Corpses Are More Productive



It is typical of music fans' immaturity and blind self-absorption that they mourn the deaths of their idols. Witness the annual candlelight vigils to mark the passing of self-loathing pasty-faces John Lennon and Kurt Cobain. Worse, note the stubbornly cretinous denial of Elvis and Tupac's deaths by nonfunctional, ego-tarded devotees. In their infantile egocentrism, the faceless hordes of pop-music leeches lament the passing of their favorite stars as if the stars would really give a fuck if THEY died. And yet, it is obvious that most musicians die in order to get away from their fans.

Jimi Hendrix, even though he was only five-foot-seven, is widely regarded as the greatest guitarist, like, ever. Yet during the 27 years he was alive, he was so busy doing drugs and chasing tail that he recorded a meager three studio albums. But in the 35 years he's been actively dead, he's been quite the busy bumblebee, releasing at least one album yearly. Death provided Hendrix with the solace and "quiet time" that most artists require in order to blossom. For Hendrix, choking to death on his own vomit was the ticket to a highly productive post-existence music career.

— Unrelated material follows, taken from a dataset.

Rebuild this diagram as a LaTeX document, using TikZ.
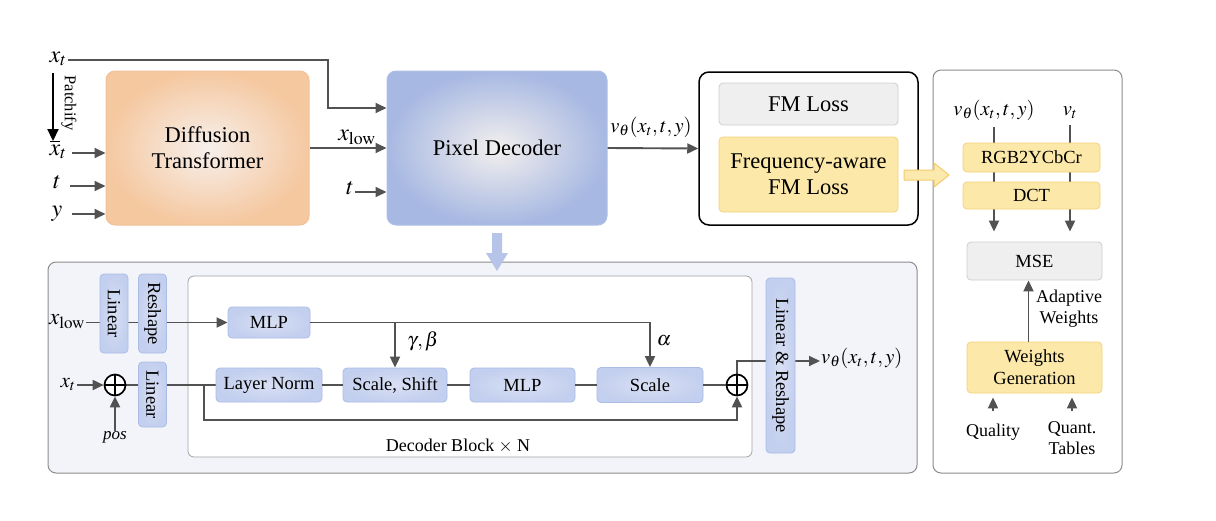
\documentclass[tikz,border=0pt]{standalone}
\usepackage{mathptmx}
\usepackage[no-math]{fontspec}
\setmainfont{Liberation Serif}
\newfontfamily\tnr{Liberation Serif}
\usetikzlibrary{arrows.meta,calc}
\pgfdeclarelayer{back}
\pgfdeclarelayer{bg}
\pgfsetlayers{back,bg,main}
\definecolor{linec}{HTML}{525252}
\definecolor{orout}{HTML}{F5C8A0}
\definecolor{orin}{HTML}{F7F0EC}
\definecolor{ordraw}{HTML}{F1C29A}
\definecolor{blout}{HTML}{A7B8E2}
\definecolor{blin}{HTML}{F3F0EE}
\definecolor{bldraw}{HTML}{AFC0E6}
\definecolor{sbfill}{HTML}{C3CFEE}
\definecolor{sbin}{HTML}{D9E0F4}
\definecolor{sbdraw}{HTML}{ABBCE6}
\definecolor{yfill}{HTML}{FCE8A8}
\definecolor{ydraw}{HTML}{F4D47C}
\definecolor{gfill}{HTML}{EFEFEF}
\definecolor{gdraw}{HTML}{CFCFCF}
\definecolor{panfill}{HTML}{F3F4FA}
\definecolor{pandraw}{HTML}{8C8C8C}
\definecolor{yarrfill}{HTML}{FCE9AE}
\definecolor{yarrdraw}{HTML}{F3CB6A}
\definecolor{barr}{HTML}{B5C4E8}
\begin{document}
\begin{tikzpicture}[x=1pt,y=-1pt,
  line/.style={draw=linec, line width=1.9pt},
  arr/.style={line, -{Triangle[length=11pt,width=10pt]}},
  bigfont/.style={font=\tnr\fontsize{22.5}{26}\selectfont},
  midfont/.style={font=\tnr\fontsize{18.5}{22}\selectfont},
  dtbox/.style={draw=ordraw, line width=1pt, rounded corners=9pt, inner color=orin, outer color=orout, bigfont, align=center},
  pdbox/.style={draw=bldraw, line width=1pt, rounded corners=9pt, inner color=blin, outer color=blout, bigfont, align=center},
  sbox/.style={draw=sbdraw, line width=0.8pt, rounded corners=4pt, inner color=sbin, outer color=sbfill, midfont, inner sep=0pt},
  vbox/.style={sbox, rotate=-90, minimum height=28pt},
  ybox/.style={draw=ydraw, line width=0.8pt, rounded corners=4pt, fill=yfill, midfont, align=center, inner sep=0pt},
  gbox/.style={draw=gdraw, line width=0.8pt, rounded corners=4pt, fill=gfill, midfont, inner sep=0pt},
  oplus/.style={circle, draw=black, line width=1.7pt, minimum size=21pt, inner sep=0pt, fill=white,
    path picture={\draw[line width=1.7pt] (path picture bounding box.north) -- (path picture bounding box.south)
      (path picture bounding box.west) -- (path picture bounding box.east);}},
  mlab/.style={font=\fontsize{24}{26}\selectfont, anchor=mid, inner sep=1pt},
  slab/.style={font=\fontsize{20.5}{22}\selectfont, anchor=mid, inner sep=1pt},
  txt/.style={font=\tnr\fontsize{18}{21}\selectfont, align=center, inner sep=0pt}
]
\useasboundingbox (0,0) rectangle (1216,520);

% ---------- panels ----------
\begin{pgfonlayer}{back}
\node[draw=black, line width=1.5pt, rounded corners=10pt, fill=white, minimum width=219pt, minimum height=153pt] (lf) at (808.5,148.5) {};
\node[draw=pandraw, line width=1pt, rounded corners=8pt, fill=white, minimum width=189pt, minimum height=403pt] (rp) at (1027.5,271.5) {};
\node[draw=pandraw, line width=1pt, rounded corners=8pt, fill=panfill, minimum width=869pt, minimum height=211pt] (bp) at (482.5,367.5) {};
\node[draw=pandraw!80, line width=0.8pt, rounded corners=6pt, fill=white, minimum width=564pt, minimum height=181pt] (db) at (470,366.5) {};
\end{pgfonlayer}

% ---------- top row ----------
\node[dtbox, minimum width=203pt, minimum height=154pt] (dt) at (207.5,148) {Diffusion\\Transformer};
\node[pdbox, minimum width=220pt, minimum height=154pt] (pd) at (497,148) {Pixel Decoder};
\node[gbox, bigfont, minimum width=179pt, minimum height=42pt] (fm) at (808.5,104) {FM Loss};
\node[ybox, bigfont, minimum width=179pt, minimum height=75pt] (ffm) at (808.5,174.5) {Frequency-aware\\FM Loss};

\node[mlab] (xt) at (58,60) {$x_t$};
\node[mlab] (xb) at (58,153) {$\overline{x}_t$};
\node[mlab] (tt) at (57,186) {$t$};
\node[mlab] (yy) at (57,214) {$y$};
\coordinate (pa) at (53,73);
\coordinate (pb) at (53,141);
\draw[black, line width=2.2pt, -{Triangle[length=12pt,width=11pt]}] (pa) -- (pb);
\node[rotate=-90, font=\tnr\fontsize{16.5}{18}\selectfont, inner sep=0pt] (patch) at (69,103) {Patchify};

\draw[arr] ($(xb.mid east)+(4,0)$) -- (xb.mid east -| dt.west);
\draw[arr] ($(tt.mid east)+(8,0)$) -- (tt.mid east -| dt.west);
\draw[arr] ($(yy.mid east)+(8,0)$) -- (yy.mid east -| dt.west);

\coordinate (c1) at (328,108);
\draw[arr] (xt.mid east) -| (c1) -- (c1 -| pd.west);
\draw[arr] (dt.east) -- (dt.east -| pd.west);
\node[mlab] (xlow) at (357,138) {$x_{\mathrm{low}}$};
\node[mlab] (t2) at (350,192) {$t$};
\draw[arr] (t2.mid east) -- (t2.mid east -| pd.west);

\draw[arr] (pd.east) -- (lf.west);
\node[slab] (vo1) at (651,130) {$v_\theta(x_t,t,y)$};

% yellow block arrow
\draw[draw=yarrdraw, fill=yarrfill, line width=1pt, line join=round]
  (904,170) -- (934,170) -- (934,163) -- (949,175) -- (934,187) -- (934,180) -- (904,180) -- cycle;

% blue block arrow down
\fill[barr] (492,233) -- (502,233) -- (502,253) -- (508,253) -- (497,271) -- (486,253) -- (492,253) -- cycle;

% ---------- right panel ----------
\node[slab] (vr) at (994,113) {$v_\theta(x_t,t,y)$};
\node[slab] (vt) at (1070,113) {$v_t$};
\node[ybox, minimum width=137pt, minimum height=29pt] (rgb) at (1031.5,157.5) {RGB2YCbCr};
\node[ybox, minimum width=137pt, minimum height=27pt] (dct) at (1031.5,195.5) {DCT};
\node[gbox, minimum width=135pt, minimum height=38pt] (mse) at (1034.5,261) {MSE};
\node[ybox, minimum width=135pt, minimum height=51pt] (wg) at (1034.5,367.5) {Weights\\Generation};
\begin{pgfonlayer}{bg}
\draw[arr, shorten >=10pt] ($(vr.south)+(0,5)$) -- (vr.south |- mse.north);
\draw[arr, shorten >=10pt] ($(vt.south)+(0,5)$) -- (vt.south |- mse.north);
\end{pgfonlayer}
\draw[arr] ($(wg.north)+(-6,0)$) -- ($(mse.south)+(-6,0)$);
\node[txt] (aw) at (1069,309) {Adaptive\\Weights};
\node[txt] (ql) at (993,432) {Quality};
\node[txt] (qt) at (1072,438) {Quant.\\Tables};
\coordinate (qa) at (993,411);
\coordinate (qb) at (1072,411);
\draw[arr, shorten >=4pt] (qa) -- (qa |- wg.south);
\draw[arr, shorten >=4pt] (qb) -- (qb |- wg.south);

% ---------- bottom panel ----------
\node[vbox, minimum width=79pt] (lin1) at (114,313.5) {Linear};
\node[vbox, minimum width=79pt] (resh) at (152.5,313.5) {Reshape};
\node[vbox, minimum width=65pt] (lin2) at (152.5,394.5) {Linear};
\node[vbox, minimum width=175pt, minimum height=29pt] (linres) at (780.5,365.5) {Linear \& Reshape};

\node[sbox, minimum width=82pt, minimum height=31pt] (mlp1) at (269,322.5) {MLP};
\node[sbox, minimum width=106pt, minimum height=34pt] (ln) at (269,385) {Layer Norm};
\node[sbox, minimum width=104pt, minimum height=34pt] (ss) at (395,385) {Scale, Shift};
\node[sbox, minimum width=105pt, minimum height=34pt] (mlp2) at (522.5,385) {MLP};
\node[sbox, minimum width=106pt, minimum height=35pt] (sc) at (650,385) {Scale};
\node[oplus] (p1) at (115,385) {};
\node[oplus] (p2) at (737,385) {};

\node[slab, font=\fontsize{23}{25}\selectfont] (xl2) at (67,322.5) {$x_{\mathrm{low}}$};
\node[slab, font=\fontsize{21}{23}\selectfont] (xt2) at (68,385) {$x_t$};
\node[txt, font=\tnr\fontsize{17}{19}\itshape] (pos) at (115,437) {pos};
\node[slab, font=\fontsize{20}{22}\selectfont] (gb) at (423,344) {$\gamma,\beta$};
\node[slab, font=\fontsize{20}{22}\selectfont] (al) at (664,343) {$\alpha$};
\node[slab, anchor=mid west] (vo2) at (820,361) {$v_\theta(x_t,t,y)$};
\node[txt] (dbl) at (458,446) {Decoder Block $\times$ N};

\begin{pgfonlayer}{bg}
\draw[arr] (xl2.mid east) -- (xl2.mid east -| mlp1.west);
\draw[line] (p1.east) -- (ln.west);
\draw[arr] (p2.north) |- (vo2.mid west);
\end{pgfonlayer}
\draw[arr] (mlp1.east) -| (sc.north);
\draw[arr] (mlp1.east -| ss.north) -- (ss.north);
\draw[arr] (xt2.mid east) -- (p1.west);
\draw[arr] (pos.north) -- (p1.south);
\draw[line] (ln.east) -- (ss.west);
\draw[line] (ss.east) -- (mlp2.west);
\draw[line] (mlp2.east) -- (sc.west);
\draw[line] (sc.east) -- (p2.west);
\coordinate (r0) at (204,385);
\coordinate (r1) at (204,420);
\draw[arr] (r0) -- (r1) -| (p2.south);
\end{tikzpicture}
\end{document}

It seems like only yesterday that convicted rapist Tupac Shakur was senselessly gunned down in the Las Vegas streets by an anonymous hooligan unaware that being murdered would be the wisest career move Tupac ever made. The foul-mouthed, mustachioed, oft-topless son of a crack addict was so preoccupied thuggin' it up during his short life that he excreted only five studio albums. Yet since his fortuitous demise, he quit flexin', settled down, and to date has churned out eight additional long-playing musical odes romanticizing criminality. For Shakur, Thug Life was not nearly so fruitful as Thug Death. Not to mention the fact that dying has made it much more difficult for him to rape anyone.

Who—besides me—didn't shed a tear when sightless troubadour Ray Charles recently received a whopping eight posthumous Grammies? Joining the rarefied ranks of rigor-mortis-stricken Grammy-winning songbirds such as John Lennon and Nat King Cole, the blind-as-a-bat fresh corpse refused to appear at the ceremony, citing his death. But during his long, grinning, drug-addled life, he was repeatedly snubbed by Grammy voters, who treated him more like a janitor than a genius. Yet all it took was for him to keel over, and now everyone wants to be his friend. I'll bet that in his casket, Ray Charles has a wider grin than ever. And I'm sure he's only beginning to make music.